What to work on: Skipping all pictures, set down the lines of the listing from the first through the one with "(d4t) at (137.5,423.5)".

Recorded information:

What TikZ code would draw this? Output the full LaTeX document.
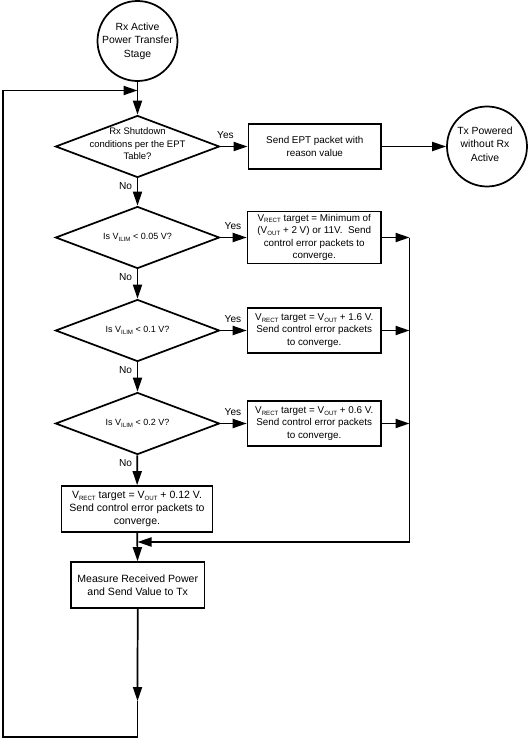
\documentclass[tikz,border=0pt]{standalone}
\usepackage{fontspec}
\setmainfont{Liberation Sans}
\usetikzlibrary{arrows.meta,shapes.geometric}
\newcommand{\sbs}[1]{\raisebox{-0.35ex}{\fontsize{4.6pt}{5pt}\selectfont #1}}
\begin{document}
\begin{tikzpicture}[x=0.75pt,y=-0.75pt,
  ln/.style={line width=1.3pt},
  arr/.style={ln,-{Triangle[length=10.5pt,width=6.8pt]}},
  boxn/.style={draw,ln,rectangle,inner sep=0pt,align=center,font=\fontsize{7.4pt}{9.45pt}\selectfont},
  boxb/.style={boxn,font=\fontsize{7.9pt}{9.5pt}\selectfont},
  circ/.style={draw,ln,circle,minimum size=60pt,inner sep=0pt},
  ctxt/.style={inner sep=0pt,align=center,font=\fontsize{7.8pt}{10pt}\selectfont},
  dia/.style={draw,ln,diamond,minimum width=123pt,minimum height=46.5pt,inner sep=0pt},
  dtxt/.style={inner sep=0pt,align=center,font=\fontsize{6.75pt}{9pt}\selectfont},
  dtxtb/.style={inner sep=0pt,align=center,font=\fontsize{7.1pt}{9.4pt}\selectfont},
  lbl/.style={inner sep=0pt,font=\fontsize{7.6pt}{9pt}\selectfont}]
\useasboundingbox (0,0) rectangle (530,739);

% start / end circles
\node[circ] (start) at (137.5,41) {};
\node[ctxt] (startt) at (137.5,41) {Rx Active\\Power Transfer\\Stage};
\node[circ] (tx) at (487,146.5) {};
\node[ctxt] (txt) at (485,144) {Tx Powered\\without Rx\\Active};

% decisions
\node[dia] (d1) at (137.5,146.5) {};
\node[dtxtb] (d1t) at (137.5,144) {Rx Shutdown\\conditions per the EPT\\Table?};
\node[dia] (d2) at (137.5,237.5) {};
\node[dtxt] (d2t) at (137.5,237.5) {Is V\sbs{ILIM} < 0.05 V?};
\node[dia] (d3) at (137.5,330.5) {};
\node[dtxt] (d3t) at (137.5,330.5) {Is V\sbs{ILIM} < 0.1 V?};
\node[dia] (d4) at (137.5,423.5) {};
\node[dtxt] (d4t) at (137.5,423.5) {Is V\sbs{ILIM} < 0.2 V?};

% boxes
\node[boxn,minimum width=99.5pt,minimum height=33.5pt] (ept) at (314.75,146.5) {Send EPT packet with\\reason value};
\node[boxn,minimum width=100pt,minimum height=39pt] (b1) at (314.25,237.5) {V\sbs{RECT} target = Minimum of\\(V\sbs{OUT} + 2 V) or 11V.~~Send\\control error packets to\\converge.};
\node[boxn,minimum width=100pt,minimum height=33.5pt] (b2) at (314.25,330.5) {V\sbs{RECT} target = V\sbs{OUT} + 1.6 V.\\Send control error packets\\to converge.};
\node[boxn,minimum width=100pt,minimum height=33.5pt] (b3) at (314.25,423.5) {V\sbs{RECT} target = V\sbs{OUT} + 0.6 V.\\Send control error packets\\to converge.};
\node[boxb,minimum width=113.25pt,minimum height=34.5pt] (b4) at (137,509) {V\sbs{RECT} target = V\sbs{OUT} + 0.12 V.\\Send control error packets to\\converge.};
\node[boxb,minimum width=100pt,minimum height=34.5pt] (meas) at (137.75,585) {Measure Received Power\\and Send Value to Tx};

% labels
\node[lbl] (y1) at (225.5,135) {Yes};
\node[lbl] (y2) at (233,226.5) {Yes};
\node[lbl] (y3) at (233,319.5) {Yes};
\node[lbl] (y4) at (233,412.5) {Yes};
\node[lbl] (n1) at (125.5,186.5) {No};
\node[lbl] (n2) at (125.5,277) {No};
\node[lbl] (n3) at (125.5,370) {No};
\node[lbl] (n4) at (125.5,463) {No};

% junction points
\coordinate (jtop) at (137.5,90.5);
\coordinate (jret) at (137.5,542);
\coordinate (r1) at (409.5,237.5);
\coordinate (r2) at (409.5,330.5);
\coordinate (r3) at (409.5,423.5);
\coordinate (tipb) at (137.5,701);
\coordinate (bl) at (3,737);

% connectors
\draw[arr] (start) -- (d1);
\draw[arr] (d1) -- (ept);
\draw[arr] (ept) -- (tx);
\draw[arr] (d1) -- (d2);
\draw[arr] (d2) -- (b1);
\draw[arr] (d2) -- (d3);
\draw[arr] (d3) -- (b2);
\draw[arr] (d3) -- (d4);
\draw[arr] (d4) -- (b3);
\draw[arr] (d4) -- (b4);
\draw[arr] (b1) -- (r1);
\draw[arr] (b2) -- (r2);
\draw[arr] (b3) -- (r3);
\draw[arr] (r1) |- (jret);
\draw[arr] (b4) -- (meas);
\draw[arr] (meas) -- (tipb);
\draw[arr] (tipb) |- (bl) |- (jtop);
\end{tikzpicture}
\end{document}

Correct response:
What TikZ code would draw this? Output the full LaTeX document.
\documentclass[tikz,border=0pt]{standalone}
\usepackage{fontspec}
\setmainfont{Liberation Sans}
\usetikzlibrary{arrows.meta,shapes.geometric}
\newcommand{\sbs}[1]{\raisebox{-0.35ex}{\fontsize{4.6pt}{5pt}\selectfont #1}}
\begin{document}
\begin{tikzpicture}[x=0.75pt,y=-0.75pt,
  ln/.style={line width=1.3pt},
  arr/.style={ln,-{Triangle[length=10.5pt,width=6.8pt]}},
  boxn/.style={draw,ln,rectangle,inner sep=0pt,align=center,font=\fontsize{7.4pt}{9.45pt}\selectfont},
  boxb/.style={boxn,font=\fontsize{7.9pt}{9.5pt}\selectfont},
  circ/.style={draw,ln,circle,minimum size=60pt,inner sep=0pt},
  ctxt/.style={inner sep=0pt,align=center,font=\fontsize{7.8pt}{10pt}\selectfont},
  dia/.style={draw,ln,diamond,minimum width=123pt,minimum height=46.5pt,inner sep=0pt},
  dtxt/.style={inner sep=0pt,align=center,font=\fontsize{6.75pt}{9pt}\selectfont},
  dtxtb/.style={inner sep=0pt,align=center,font=\fontsize{7.1pt}{9.4pt}\selectfont},
  lbl/.style={inner sep=0pt,font=\fontsize{7.6pt}{9pt}\selectfont}]
\useasboundingbox (0,0) rectangle (530,739);

% start / end circles
\node[circ] (start) at (137.5,41) {};
\node[ctxt] (startt) at (137.5,41) {Rx Active\\Power Transfer\\Stage};
\node[circ] (tx) at (487,146.5) {};
\node[ctxt] (txt) at (485,144) {Tx Powered\\without Rx\\Active};

% decisions
\node[dia] (d1) at (137.5,146.5) {};
\node[dtxtb] (d1t) at (137.5,144) {Rx Shutdown\\conditions per the EPT\\Table?};
\node[dia] (d2) at (137.5,237.5) {};
\node[dtxt] (d2t) at (137.5,237.5) {Is V\sbs{ILIM} < 0.05 V?};
\node[dia] (d3) at (137.5,330.5) {};
\node[dtxt] (d3t) at (137.5,330.5) {Is V\sbs{ILIM} < 0.1 V?};
\node[dia] (d4) at (137.5,423.5) {};
\node[dtxt] (d4t) at (137.5,423.5) {Is V\sbs{ILIM} < 0.2 V?};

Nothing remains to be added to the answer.